═══ Supplied material ═══

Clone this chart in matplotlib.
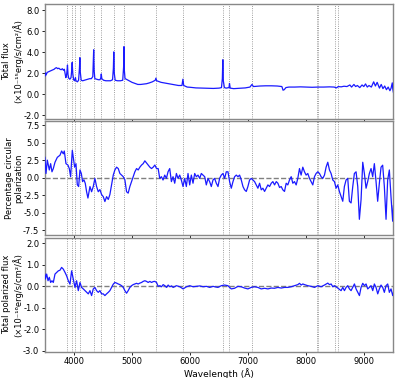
import matplotlib
matplotlib.use('Agg')
import matplotlib.pyplot as plt

# Total flux (x1e-15 erg/s/cm2/A)
flux_wave = [3500, 3510, 3520, 3540, 3560, 3580, 3600, 3620, 3640, 3660, 3680, 3700, 3720, 3740,
             3760, 3780, 3800, 3820, 3835, 3850, 3860, 3870, 3880, 3889, 3898, 3910, 3930, 3950,
             3960, 3970, 3980, 3995, 4010, 4020, 4026, 4035, 4060, 4080, 4095, 4102, 4110, 4125,
             4150, 4180, 4210, 4240, 4270, 4300, 4325, 4333, 4340, 4348, 4360, 4390, 4420, 4450,
             4463, 4471, 4480, 4510, 4550, 4590, 4630, 4665, 4679, 4686, 4695, 4710, 4750, 4800,
             4840, 4855, 4861, 4868, 4880, 4900, 4950, 5000, 5050, 5100, 5150, 5200, 5250, 5300,
             5350, 5400, 5411, 5425, 5500, 5600, 5700, 5800, 5860, 5876, 5890, 5950, 6000, 6100,
             6200, 6300, 6400, 6500, 6540, 6555, 6563, 6572, 6590, 6620, 6670, 6678, 6690, 6750,
             6850, 6950, 7030, 7065, 7090, 7200, 7300, 7400, 7500, 7580, 7600, 7620, 7650, 7700,
             7800, 7900, 8000, 8100, 8200, 8300, 8400, 8480, 8520, 8550, 8600, 8650, 8700, 8750,
             8780, 8820, 8850, 8880, 8920, 8960, 8990, 9020, 9050, 9080, 9120, 9160, 9190, 9220,
             9260, 9290, 9320, 9350, 9380, 9410, 9440, 9460, 9480, 9490, 9500]
flux_val = [1.75, 2.05, 1.85, 2.1, 2.15, 2.2, 2.25, 2.3, 2.35, 2.4, 2.5, 2.55, 2.45, 2.5,
            2.4, 2.35, 2.45, 2.3, 2.4, 1.9, 1.6, 1.7, 2.2, 2.8, 1.9, 1.55, 1.45, 1.6,
            2.2, 3.05, 2.0, 1.4, 1.3, 1.5, 1.6, 1.3, 1.2, 1.35, 2.5, 3.5, 2.1, 1.35,
            1.3, 1.35, 1.4, 1.45, 1.5, 1.5, 1.7, 3.0, 4.25, 2.3, 1.5, 1.45, 1.4, 1.4,
            1.6, 1.95, 1.5, 1.35, 1.3, 1.3, 1.3, 1.4, 2.5, 4.05, 2.0, 1.35, 1.3, 1.3,
            1.35, 2.6, 4.55, 2.3, 1.5, 1.45, 1.3, 1.15, 1.05, 0.95, 0.95, 0.98, 1.02, 1.1,
            1.2, 1.35, 1.55, 1.3, 1.15, 1.05, 0.95, 0.85, 0.85, 1.45, 0.85, 0.7, 0.68, 0.62,
            0.6, 0.58, 0.57, 0.6, 0.65, 1.5, 3.3, 1.3, 0.65, 0.6, 0.65, 1.05, 0.6, 0.55,
            0.58, 0.62, 0.7, 0.95, 0.75, 0.8, 0.82, 0.82, 0.8, 0.75, 0.4, 0.45, 0.65, 0.7,
            0.7, 0.72, 0.7, 0.68, 0.7, 0.7, 0.72, 0.7, 0.62, 0.75, 0.72, 0.78, 0.75, 0.9,
            0.7, 0.95, 0.75, 0.85, 0.65, 0.9, 0.75, 1.0, 0.7, 0.85, 0.7, 1.2, 0.8, 1.15,
            0.6, 0.95, 0.55, 0.8, 0.45, 0.7, 0.35, 0.6, 1.1, 0.5, 0.2]

# Percentage circular polarization
pol_wave = [3500, 3519, 3542, 3576, 3599, 3622, 3645, 3674, 3714, 3760, 3788, 3817, 3834, 3863,
            3897, 3920, 3943, 3972, 3989, 4012, 4035, 4058, 4081, 4104, 4127, 4149, 4172, 4195,
            4218, 4241, 4276, 4304, 4333, 4361, 4390, 4419, 4447, 4476, 4505, 4533, 4562, 4591,
            4619, 4648, 4677, 4705, 4734, 4763, 4791, 4820, 4849, 4877, 4906, 4934, 4963, 4992,
            5020, 5049, 5078, 5106, 5135, 5164, 5192, 5221, 5250, 5278, 5307, 5336, 5364, 5393,
            5422, 5450, 5477, 5506, 5534, 5563, 5592, 5620, 5649, 5678, 5706, 5735, 5764, 5792,
            5821, 5849, 5878, 5907, 5935, 5964, 5993, 6021, 6050, 6079, 6107, 6136, 6165, 6193,
            6222, 6251, 6279, 6308, 6336, 6365, 6394, 6422, 6451, 6480, 6508, 6537, 6566, 6594,
            6623, 6652, 6680, 6709, 6738, 6766, 6795, 6824, 6852, 6881, 6910, 6938, 6967, 6995,
            7024, 7053, 7081, 7110, 7139, 7167, 7196, 7225, 7253, 7282, 7311, 7339, 7368, 7397,
            7425, 7454, 7483, 7511, 7540, 7568, 7596, 7625, 7654, 7682, 7711, 7740, 7768, 7797,
            7826, 7854, 7883, 7911, 7940, 7969, 7997, 8026, 8055, 8083, 8112, 8141, 8169, 8198,
            8227, 8255, 8284, 8313, 8341, 8370, 8399, 8427, 8456, 8485, 8513, 8542, 8570, 8599,
            8628, 8656, 8685, 8714, 8742, 8771, 8800, 8828, 8857, 8886, 8914, 8943, 8972, 9000,
            9029, 9057, 9086, 9115, 9143, 9172, 9201, 9229, 9258, 9287, 9315, 9344, 9373, 9401,
            9430, 9458, 9487, 9500]
pol_val = [2.9, 0.6, 2.5, 1.1, 2.0, 0.84, 1.3, 2.2, 2.9, 3.2, 3.8, 3.4, 3.8, 2.0,
           1.8, 1.3, 0.14, 3.9, 2.9, 1.5, 2.0, -1.0, -1.26, 1.1, 0.6, -0.56, -0.3, -0.8,
           -2.0, -2.9, -1.26, -2.0, -1.26, -0.1, -1.26, -2.0, -1.7, -2.4, -2.7, -3.4, -2.7, -3.1,
           -2.4, -1.0, 0.37, 1.1, 1.5, 1.3, 0.6, 0.37, 0.14, -0.3, -2.0, -2.2, -1.26, -0.56,
           0.14, 0.84, 1.3, 1.1, 1.5, 1.8, 2.0, 2.4, 2.1, 1.8, 1.5, 1.3, 1.5, 1.8,
           1.3, 1.3, -0.1, 0.14, -0.33, 0.37, -0.1, 0.84, 1.3, -0.56, 0.14, -0.79, 0.6, -0.1,
           0.37, -0.33, -1.26, -0.1, -1.26, 0.6, -1.03, 0.37, -0.79, 0.6, 0.14, 0.37, -0.1, 0.6,
           0.37, 0.14, -1.03, -0.1, -0.56, -1.26, -0.33, -0.1, -0.79, -1.26, -0.1, 0.37, 0.6, -0.1,
           0.84, 0.84, -0.56, -1.5, -0.56, 0.14, 0.37, 0.14, 0.37, -0.33, -1.26, -1.73, -1.96, -1.26,
           -0.33, -0.1, -0.33, -0.56, -1.03, -1.5, -0.79, -1.73, -1.5, -1.96, -1.5, -1.03, -1.26, -0.79,
           -0.56, -1.03, -0.56, -0.79, -1.4, -1.26, -1.73, -1.96, -0.79, -1.03, -0.33, 0.14, -0.79, -0.56,
           -1.03, -0.1, 1.3, 0.37, 1.5, 0.84, 0.37, 0.6, -0.1, -0.56, -1.03, 0.14, 0.6, 0.84,
           0.6, 0.14, -0.1, 0.37, 1.5, 2.2, 1.1, 0.6, -0.33, -0.56, -1.5, -1.03, -1.96, -2.66,
           -3.36, -1.26, -0.33, -0.1, -3.36, -3.6, -1.26, 0.6, 0.84, -1.26, -5.93, -3.13, 2.2, 0.6,
           -1.5, -0.56, 0.6, 1.3, 0.14, 2.0, -0.56, -3.36, -0.79, 1.5, 1.78, -1.26, -5.93, -0.33,
           1.1, -2.66, -6.2, -4.0]

# Total polarized flux (x1e-16 erg/s/cm2/A)
pflux_wave = [3500, 3508, 3531, 3554, 3576, 3599, 3622, 3645, 3674, 3703, 3731, 3760, 3788, 3817,
              3846, 3874, 3903, 3932, 3960, 3989, 4018, 4046, 4075, 4104, 4132, 4161, 4190, 4218,
              4247, 4276, 4304, 4333, 4361, 4390, 4419, 4447, 4476, 4505, 4533, 4562, 4591, 4619,
              4648, 4677, 4705, 4734, 4763, 4791, 4820, 4849, 4877, 4906, 4934, 4963, 4992, 5020,
              5049, 5078, 5106, 5135, 5164, 5192, 5221, 5250, 5278, 5307, 5336, 5364, 5393, 5422,
              5450, 5479, 5508, 5536, 5565, 5594, 5622, 5651, 5680, 5708, 5765, 5823, 5880, 5937,
              5995, 6052, 6109, 6166, 6224, 6281, 6338, 6396, 6422, 6479, 6537, 6594, 6651, 6680,
              6709, 6766, 6823, 6880, 6938, 6995, 7052, 7110, 7167, 7224, 7282, 7339, 7396, 7453,
              7511, 7568, 7625, 7683, 7740, 7797, 7855, 7883, 7912, 7940, 7969, 8026, 8084, 8141,
              8198, 8256, 8313, 8370, 8399, 8428, 8456, 8485, 8542, 8599, 8628, 8657, 8685, 8714,
              8743, 8771, 8800, 8829, 8857, 8886, 8915, 8943, 8972, 9001, 9029, 9058, 9086, 9115,
              9144, 9172, 9201, 9230, 9258, 9287, 9316, 9344, 9373, 9402, 9430, 9459, 9488, 9500]
pflux_val = [0.57, 0.34, 0.57, 0.26, 0.42, 0.18, 0.26, 0.18, 0.57, 0.65, 0.72, 0.75, 0.88, 0.8,
             0.65, 0.49, 0.26, 0.1, 0.72, 0.34, -0.05, 0.26, -0.2, 0.18, -0.05, -0.12, -0.2, -0.28,
             -0.35, -0.2, -0.43, -0.12, -0.05, -0.2, -0.28, -0.2, -0.35, -0.35, -0.43, -0.35, -0.28, -0.2,
             -0.05, 0.1, 0.18, 0.15, 0.11, 0.08, 0.03, -0.05, -0.2, -0.32, -0.2, -0.05, 0.03, 0.08,
             0.11, 0.14, 0.11, 0.15, 0.18, 0.23, 0.26, 0.23, 0.18, 0.23, 0.18, 0.22, 0.23, 0.18,
             0.0, 0.03, -0.02, 0.08, 0.03, -0.05, 0.06, -0.02, 0.02, -0.05, 0.03, -0.02, -0.12, -0.02,
             0.03, -0.02, 0.0, 0.02, -0.02, 0.0, -0.05, 0.0, -0.02, -0.05, 0.03, 0.06, 0.03, -0.05,
             -0.12, -0.09, 0.0, -0.02, -0.08, -0.12, -0.05, -0.02, -0.05, -0.12, -0.09, -0.12, -0.08, -0.09,
             -0.05, -0.08, -0.05, -0.05, -0.02, 0.03, 0.08, 0.14, 0.06, 0.11, 0.08, 0.03, 0.0, -0.05,
             0.03, -0.02, 0.06, 0.15, 0.08, 0.11, -0.02, 0.03, -0.08, -0.2, -0.05, -0.2, -0.05, 0.03,
             -0.12, -0.2, -0.05, 0.11, -0.12, -0.28, -0.43, -0.05, 0.14, 0.03, 0.11, -0.12, -0.05, 0.03,
             -0.2, 0.11, -0.05, -0.35, -0.12, 0.06, -0.05, -0.28, 0.03, 0.11, -0.28, -0.12, -0.43, -0.3]

# Line positions marked with dotted lines (A)
line_wave = [3889, 3970, 4026, 4102, 4340, 4471, 4686, 4861, 5411, 5876,
             6563, 6678, 7065, 8183, 8195, 8498, 8542]

plt.rcParams['axes.unicode_minus'] = False
plt.rcParams['font.size'] = 6

fig, axes = plt.subplots(3, 1, sharex=True, figsize=(3.99, 3.78), dpi=100,
                         gridspec_kw={'hspace': 0.02})
fig.subplots_adjust(left=0.1125, right=0.986, top=0.989, bottom=0.069)

series = [(flux_wave, flux_val), (pol_wave, pol_val), (pflux_wave, pflux_val)]
# unicode superscripts keep the two label lines close together
labels = ['Total flux\n(×10⁻¹⁵erg/s/cm²/Å)',
          'Percentage circular\npolarization',
          'Total polarized flux\n(×10⁻¹⁶erg/s/cm²/Å)']
ylims = [(-2.3, 8.6), (-8.2, 8.1), (-3.05, 2.27)]
yticks = [[-2.0, 0.0, 2.0, 4.0, 6.0, 8.0],
          [-7.5, -5.0, -2.5, 0.0, 2.5, 5.0, 7.5],
          [-3.0, -2.0, -1.0, 0.0, 1.0, 2.0]]

for i, ax in enumerate(axes):
    for lw in line_wave:
        ax.axvline(lw, color='gray', linestyle=':', linewidth=0.6, zorder=1)
    if i > 0:
        ax.axhline(0, color='gray', linestyle='--', linewidth=1.0, zorder=1)
    ax.plot(series[i][0], series[i][1], color='#1a1aff', linewidth=0.9, zorder=3)
    ax.set_ylim(*ylims[i])
    ax.set_yticks(yticks[i])
    ax.set_yticklabels(['%.1f' % t for t in yticks[i]])
    ax.set_ylabel(labels[i], fontsize=6, linespacing=1.1)
    # put all y labels at the same place, just left of the tick labels
    ax.yaxis.set_label_coords(-0.062, 0.5)
    ax.tick_params(labelsize=6, length=2.5, width=0.6, pad=1.5)
    for sp in ax.spines.values():
        sp.set_color('#888888')
        sp.set_linewidth(1.0)

axes[-1].set_xlim(3500, 9500)
axes[-1].set_xticks([4000, 5000, 6000, 7000, 8000, 9000])
axes[-1].set_xlabel('Wavelength (Å)', fontsize=6.5, labelpad=1)

plt.savefig('out.png', dpi=100)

═══

→ **What is needed**
Write out the lines from the start of the material to the line with "import matplotlib.pyplot as plt", inclusive and exactly. Skip the pictures.

→ **Exercise answer**
Clone this chart in matplotlib.
import matplotlib
matplotlib.use('Agg')
import matplotlib.pyplot as plt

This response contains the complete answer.